As many expected, there were no explicit statements about when the Fed would end its massive quantitative easing (QE) measures.
"A few weeks back, I noted that Chairman Bernanke wouldn't have the guts to take his foot off the gas pedal when it came to stimulus, so it's no surprise to me that he's going to keep plowing $85 billion a month into bond buying," explained Money Morning Chief Investment Strategist Keith Fitz-Gerald. "What's interesting to me is that the market fell anyway, when he announced the economic risks have subsided."
The U.S. central bank kept its benchmark interest rate at 0%-0.25%, and kept in place its $85 billion a month bond purchase program. The consensus remains that the Fed will start to "taper" QE before the end of the year - although the timeline wasn't made clear today.

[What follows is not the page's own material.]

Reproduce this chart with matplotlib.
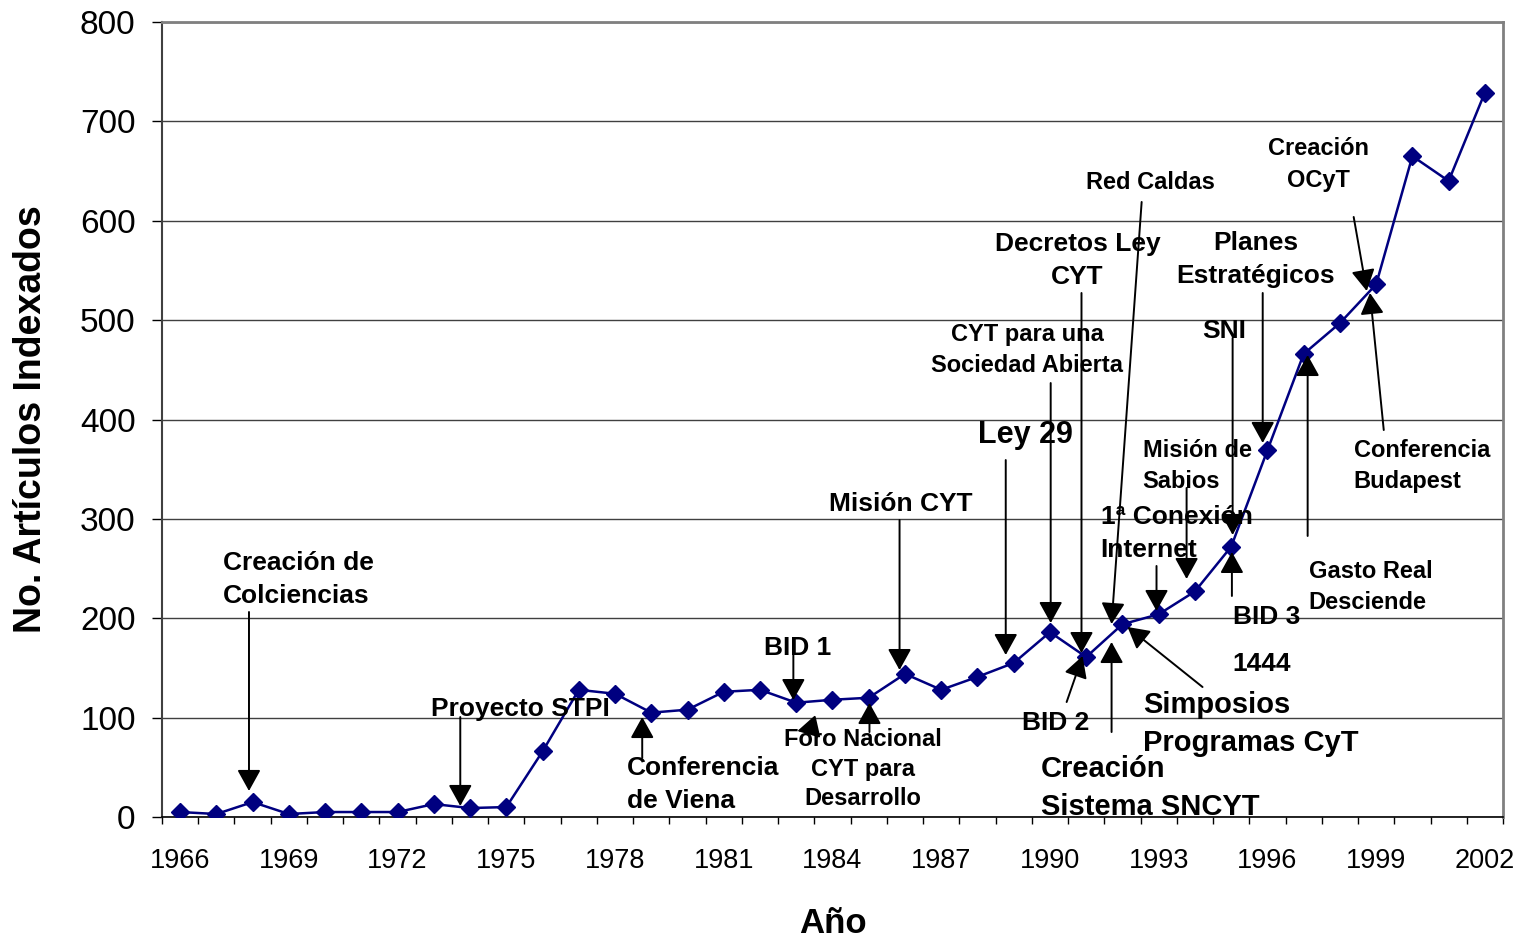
import matplotlib
matplotlib.use("Agg")
import matplotlib.pyplot as plt
from matplotlib.ticker import MultipleLocator

plt.rcParams['font.family'] = ['Liberation Sans', 'DejaVu Sans']

years = list(range(1966, 2003))
articles = [5, 3, 15, 3, 5, 5, 5, 13, 9, 10,
            66, 128, 124, 105, 108, 126, 128, 115, 118, 120,
            144, 128, 141, 155, 186, 161, 194, 204, 227, 272,
            369, 466, 497, 536, 665, 640, 729]
year_labels = list(range(1966, 2003, 3))

# (text, x, y of last-line baseline, ha, fontsize, linespacing)
labels = [
    ("Creación de\nColciencias", 1967.19, 215.3, "left", 19, 1.46),
    ("Proyecto STPI", 1972.93, 101.6, "left", 19, 1.46),
    ("Conferencia\nde Viena", 1978.34, 9.1, "left", 19, 1.46),
    ("BID 1", 1982.12, 163.0, "left", 19, 1.46),
    ("Foro Nacional\nCYT para\nDesarrollo", 1984.83, 12.1, "center", 17, 1.35),
    ("Misión CYT", 1985.88, 307.9, "center", 19, 1.46),
    ("Ley 29", 1989.33, 376.4, "center", 22, 1.46),
    ("CYT para una\nSociedad Abierta", 1989.38, 447.8, "center", 17, 1.42),
    ("Decretos Ley\nCYT", 1990.76, 536.4, "center", 19, 1.46),
    ("Red Caldas", 1992.78, 631.9, "center", 17, 1.46),
    ("BID 2", 1989.22, 87.5, "left", 19, 1.46),
    ("Creación\nSistema SNCYT", 1989.74, 2.0, "left", 21, 1.46),
    ("Simposios\nProgramas CyT", 1992.56, 66.4, "left", 21, 1.46),
    ("1ª Conexión\nInternet", 1991.40, 261.6, "left", 19, 1.46),
    ("Misión de\nSabios", 1992.56, 331.1, "left", 17, 1.46),
    ("SNI", 1994.82, 482.0, "center", 19, 1.46),
    ("BID 3", 1995.04, 194.2, "left", 19, 1.46),
    ("1444", 1995.04, 146.9, "left", 19, 1.46),
    ("Planes\nEstratégicos", 1995.68, 537.4, "center", 19, 1.46),
    ("Gasto Real\nDesciende", 1997.14, 209.3, "left", 17, 1.46),
    ("Creación\nOCyT", 1997.42, 634.2, "center", 17, 1.46),
    ("Conferencia\nBudapest", 1998.38, 331.1, "left", 17, 1.46),
]

# arrows: (tail x, tail y, tip x, tip y)
arrows = [
    (1967.90, 206.3, 1967.90, 26.2),
    (1973.73, 100.6, 1973.73, 11.1),
    (1978.75, 59.4, 1978.75, 100.6),
    (1982.92, 170.1, 1982.92, 117.7),
    (1985.02, 85.5, 1985.02, 114.7),
    (1983.53, 90.6, 1983.03, 86.5),
    (1985.85, 298.9, 1985.85, 147.9),
    (1988.78, 359.2, 1988.78, 163.0),
    (1990.02, 436.7, 1990.02, 195.2),
    (1990.87, 527.3, 1990.87, 165.0),
    (1992.53, 618.9, 1991.70, 194.2),
    (1990.46, 115.7, 1990.90, 162.0),
    (1991.70, 85.5, 1991.70, 176.1),
    (1994.21, 130.8, 1992.14, 191.2),
    (1992.94, 252.6, 1992.94, 207.3),
    (1993.77, 331.1, 1993.77, 239.5),
    (1995.04, 482.0, 1995.04, 283.8),
    (1995.02, 222.4, 1995.02, 266.7),
    (1995.87, 527.3, 1995.87, 376.4),
    (1997.11, 282.8, 1997.11, 464.9),
    (1998.38, 603.8, 1998.74, 529.3),
    (1999.21, 389.4, 1998.83, 527.3),
]

fig = plt.figure(figsize=(15.21, 9.42), dpi=100)
ax = fig.add_axes([162 / 1521, 125 / 942, 1341 / 1521, 795 / 942])

ax.plot(years, articles, color="#000080", lw=1.8, marker="D", ms=9,
        markerfacecolor="#000080", markeredgecolor="#000080", zorder=3)

ax.set_xlim(1965.5, 2002.5)
ax.set_ylim(0, 800)
ax.yaxis.set_major_locator(MultipleLocator(100))
ax.grid(axis="y", color="#404040", lw=1.0, zorder=0)
ax.set_axisbelow(True)

ax.set_xticks(year_labels)
ax.set_xticklabels([str(y) for y in year_labels], fontsize=19.5)
ax.set_xticks([y - 0.5 for y in years] + [2002.5], minor=True)
ax.tick_params(axis="x", which="major", length=0, pad=22)
ax.tick_params(axis="x", which="minor", length=5, width=1, direction="out")
ax.tick_params(axis="y", length=7, width=1, direction="out", labelsize=24, pad=12)

for s in ["top", "right"]:
    ax.spines[s].set_color("#808080")
    ax.spines[s].set_linewidth(2)
ax.spines["left"].set_color("#404040")
ax.spines["left"].set_linewidth(1.5)
ax.spines["bottom"].set_color("black")
ax.spines["bottom"].set_linewidth(1.2)

ax.set_xlabel("Año", fontsize=25, fontweight="bold", labelpad=24)
ax.set_ylabel("No. Artículos Indexados", fontsize=27, fontweight="bold", labelpad=22)

for txt, x, y, ha, fs, ls in labels:
    ax.text(x, y, txt, ha=ha, va="baseline", multialignment=ha,
            fontsize=fs, fontweight="bold", linespacing=ls, zorder=5)

for x0, y0, x1, y1 in arrows:
    ax.annotate("", xy=(x1, y1), xytext=(x0, y0),
                arrowprops=dict(arrowstyle="-|>,head_length=0.65,head_width=0.36",
                                mutation_scale=20, color="black", lw=1.4,
                                shrinkA=0, shrinkB=0),
                zorder=4)

fig.savefig("out.png", dpi=100)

"I think the markets didn't get the clarification they wanted," Fitz-Gerald continued. "Are things good enough that stimulus is no long warranted or bad enough that bond purchases are still required? For a guy who promised a new era in Fed transparency, this is yet more double talk."
As for when interest rates (near zero since December 2008) could be raised - likely a separate and farther-out move than tapering QE - Morgan Stanley Chief Economist and former FOMC secretary and economist Vincent Reinhart has said the clue is in when QE starts to end.
He says if QE and rate decisions are data dependent, as the Fed maintains, the two cannot be separated. So any future Fed tapering talks suggests Team Bernanke has grown more optimistic about the health of the economy and less inclined to believe further QE will prove advantageous.
Bernanke said today any change in policy will come after stability in the Fed's economic forecasts.